■ **SOURCE DATA**:
┌──

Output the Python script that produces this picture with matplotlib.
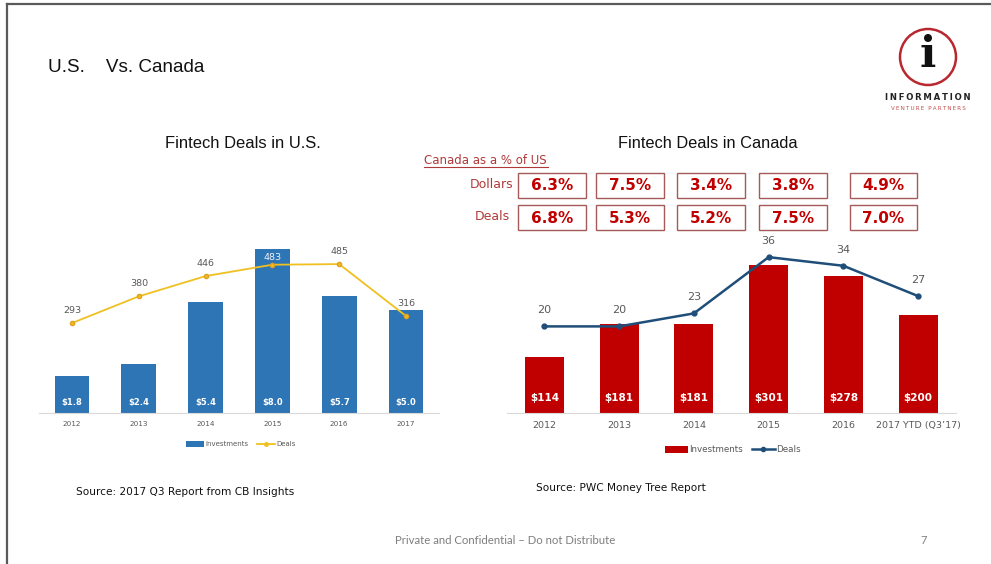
import matplotlib
matplotlib.use("Agg")
import matplotlib.pyplot as plt
from matplotlib.patches import Rectangle, Ellipse, Patch
from matplotlib.lines import Line2D

# ---- data ----
us_years = ["2012", "2013", "2014", "2015", "2016", "2017"]
us_investments = [1.8, 2.4, 5.4, 8.0, 5.7, 5.0]          # $B
us_deals = [293, 380, 446, 483, 485, 316]

ca_years = ["2012", "2013", "2014", "2015", "2016", "2017 YTD (Q3\u201917)"]
ca_investments = [114, 181, 181, 301, 278, 200]          # $M
ca_deals = [20, 20, 23, 36, 34, 27]

pct_dollars = ["6.3%", "7.5%", "3.4%", "3.8%", "4.9%"]
pct_deals = ["6.8%", "5.3%", "5.2%", "7.5%", "7.0%"]

# ---- page setup (pixel helpers) ----
W, H = 991, 564
fig = plt.figure(figsize=(W / 100, H / 100), dpi=100)
fig.patch.set_facecolor("white")


def fx(x):
    return x / W


def fy(y):
    return 1 - y / H


def px_axes(left, top, right, bottom):
    return fig.add_axes([fx(left), fy(bottom), (right - left) / W, (bottom - top) / H])


def ftext(x, y, s, **kw):
    return fig.text(fx(x), fy(y), s, **kw)


# slide border
fig.add_artist(Line2D([fx(7), fx(991)], [fy(4), fy(4)], color="#5a5a5a", lw=1.6))
fig.add_artist(Line2D([fx(7), fx(7)], [fy(4), fy(564)], color="#5a5a5a", lw=1.6))

# slide heading
ftext(48, 68, "U.S.    Vs. Canada", fontsize=13.6, family="Liberation Sans",
      color="#111111", va="center", ha="left")

# logo
fig.add_artist(Ellipse((fx(928), fy(57)), width=56 / W, height=56 / H,
                       transform=fig.transFigure, fill=False,
                       edgecolor="#b8282e", lw=1.8))
ftext(928, 55, "i", fontsize=31, family="DejaVu Serif", fontweight="bold",
      color="#111111", ha="center", va="center")
ftext(928, 97, "\u2009".join("INFORMATION"), fontsize=6.1, fontweight="bold",
      family="DejaVu Sans", color="#222222", ha="center", va="center")
ftext(928, 109, "\u2009".join("VENTURE PARTNERS"), fontsize=4.1,
      family="DejaVu Sans", color="#c0504d", ha="center", va="center")

# chart titles
ftext(243, 144, "Fintech Deals in U.S.", fontsize=11.9, family="Liberation Sans",
      color="#111111", ha="center", va="center")
ftext(708, 144, "Fintech Deals in Canada", fontsize=11.8, family="Liberation Sans",
      color="#111111", ha="center", va="center")


def style_axes(ax):
    for s in ("top", "right", "left"):
        ax.spines[s].set_visible(False)
    ax.spines["bottom"].set_color("#d9d9d9")
    ax.spines["bottom"].set_linewidth(0.8)
    ax.tick_params(axis="y", left=False, right=False, labelleft=False,
                   labelright=False)
    ax.tick_params(axis="x", length=0)
    ax.set_facecolor("none")


# ---- U.S. chart ----
ax1 = px_axes(38.6, 240, 439.4, 413)
xs = list(range(len(us_years)))
ax1.bar(xs, us_investments, width=0.52, color="#2e75b6", zorder=2)
ax1.set_xlim(-0.5, len(xs) - 0.5)
ax1.set_ylim(0, 173 / 20.5)
ax1.set_xticks(xs)
ax1.set_xticklabels(us_years, fontsize=5.2, color="#595959")
for x, v in zip(xs, us_investments):
    ax1.annotate(f"${v:.1f}", (x, 0), xytext=(0, 7.2), textcoords="offset points",
                 ha="center", va="center", color="white", fontsize=6,
                 fontweight="bold", family="DejaVu Sans", zorder=5)

ax1b = ax1.twinx()
ax1b.set_ylim(0, 173 / 0.307)
ax1b.axis("off")
ax1b.plot(xs, us_deals, color="#f0c020", lw=1.3, marker="o", markersize=3,
          markerfacecolor="#f0c020", markeredgecolor="#e0a020", zorder=3)
for x, v in zip(xs, us_deals):
    inside = x == 3
    ax1b.annotate(str(v), (x, v), xytext=(0, 5.5 if inside else 9),
                  textcoords="offset points", ha="center", va="center",
                  fontsize=6.8, color="#eef2f8" if inside else "#595959")
style_axes(ax1)
ax1.tick_params(axis="x", pad=6)

ax1.legend(
    handles=[Patch(facecolor="#2e75b6", label="Investments"),
             Line2D([], [], color="#f0c020", lw=1.3, marker="o", markersize=2.5,
                    label="Deals")],
    loc="center", bbox_to_anchor=(fx(241), fy(444)), bbox_transform=fig.transFigure,
    ncol=2, frameon=False, fontsize=5, handlelength=2.6, handleheight=0.9,
    handletextpad=0.2, columnspacing=1.2, labelcolor="#595959")

# ---- Canada chart ----
ax2 = px_axes(507, 240, 955.5, 413)
xs2 = list(range(len(ca_years)))
ax2.bar(xs2, ca_investments, width=0.52, color="#c00000", zorder=2)
ax2.set_xlim(-0.5, len(xs2) - 0.5)
ax2.set_ylim(0, 173 / 0.492)
ax2.set_xticks(xs2)
ax2.set_xticklabels(ca_years, fontsize=6.8, color="#595959")
for x, v in zip(xs2, ca_investments):
    ax2.annotate(f"${v}", (x, 0), xytext=(0, 10.5), textcoords="offset points",
                 ha="center", va="center", color="white", fontsize=7.5,
                 fontweight="bold", family="DejaVu Sans", zorder=5)

ax2b = ax2.twinx()
ax2b.set_ylim(0, 173 / 4.33)
ax2b.axis("off")
ax2b.plot(xs2, ca_deals, color="#1f4e79", lw=1.8, marker="o", markersize=3.5,
          zorder=3)
for x, v in zip(xs2, ca_deals):
    ax2b.annotate(str(v), (x, v), xytext=(0, 11.5), textcoords="offset points",
                  ha="center", va="center", fontsize=8, color="#595959")
style_axes(ax2)
ax2.tick_params(axis="x", pad=6)

ax2.legend(
    handles=[Patch(facecolor="#c00000", label="Investments"),
             Line2D([], [], color="#1f4e79", lw=1.8, marker="o", markersize=3,
                    label="Deals")],
    loc="center", bbox_to_anchor=(fx(733), fy(450)), bbox_transform=fig.transFigure,
    ncol=2, frameon=False, fontsize=6.3, handlelength=2.6, handleheight=0.8,
    handletextpad=0.2, columnspacing=1.0, labelcolor="#595959")

# ---- Canada as a % of US ----
ftext(424, 160, "Canada as a % of US", fontsize=8.5, family="DejaVu Sans",
      color="#b03a3a", ha="left", va="center")
fig.add_artist(Line2D([fx(424), fx(548)], [fy(167), fy(167)], color="#b03a3a", lw=0.8))
ftext(513, 185, "Dollars", fontsize=9, family="DejaVu Sans", color="#b03a3a",
      ha="right", va="center")
ftext(510, 217, "Deals", fontsize=9, family="DejaVu Sans", color="#b03a3a",
      ha="right", va="center")

box_lefts = [517.7, 596, 676.7, 759, 850]
box_widths = [68, 68, 68, 68, 67]
for row_top, values in ((173, pct_dollars), (205, pct_deals)):
    for bl, bw, s in zip(box_lefts, box_widths, values):
        fig.add_artist(Rectangle((fx(bl), fy(row_top + 25)), bw / W, 25 / H,
                                 transform=fig.transFigure, fill=False,
                                 edgecolor="#a85a5a", lw=1.0))
        ftext(bl + bw / 2, row_top + 13, s, fontsize=11, fontweight="bold",
              family="DejaVu Sans", color="#c00000", ha="center", va="center")

# ---- sources and footer ----
ftext(76, 492, "Source: 2017 Q3 Report from CB Insights", fontsize=7.6,
      family="DejaVu Sans", color="#111111", ha="left", va="center")
ftext(536, 488, "Source: PWC Money Tree Report", fontsize=7.6,
      family="DejaVu Sans", color="#111111", ha="left", va="center")
ftext(505, 540, "Private and Confidential \u2013 Do not Distribute", fontsize=8.2,
      family="Lato", color="#7f7f7f", ha="center", va="center")
ftext(924, 540, "7", fontsize=8, family="Lato", color="#7f7f7f",
      ha="center", va="center")

fig.savefig("out.png", dpi=100, facecolor="white")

└──

■ **TASK BRIEF**: Please restate the material above line by line, exactly, beginning at its first line and ending with the line that contains "us_deals = [293, 380, 446, 483, 485, 316]", without any pictures.

■ **FULL ANSWER**:
Output the Python script that produces this picture with matplotlib.
import matplotlib
matplotlib.use("Agg")
import matplotlib.pyplot as plt
from matplotlib.patches import Rectangle, Ellipse, Patch
from matplotlib.lines import Line2D

# ---- data ----
us_years = ["2012", "2013", "2014", "2015", "2016", "2017"]
us_investments = [1.8, 2.4, 5.4, 8.0, 5.7, 5.0]          # $B
us_deals = [293, 380, 446, 483, 485, 316]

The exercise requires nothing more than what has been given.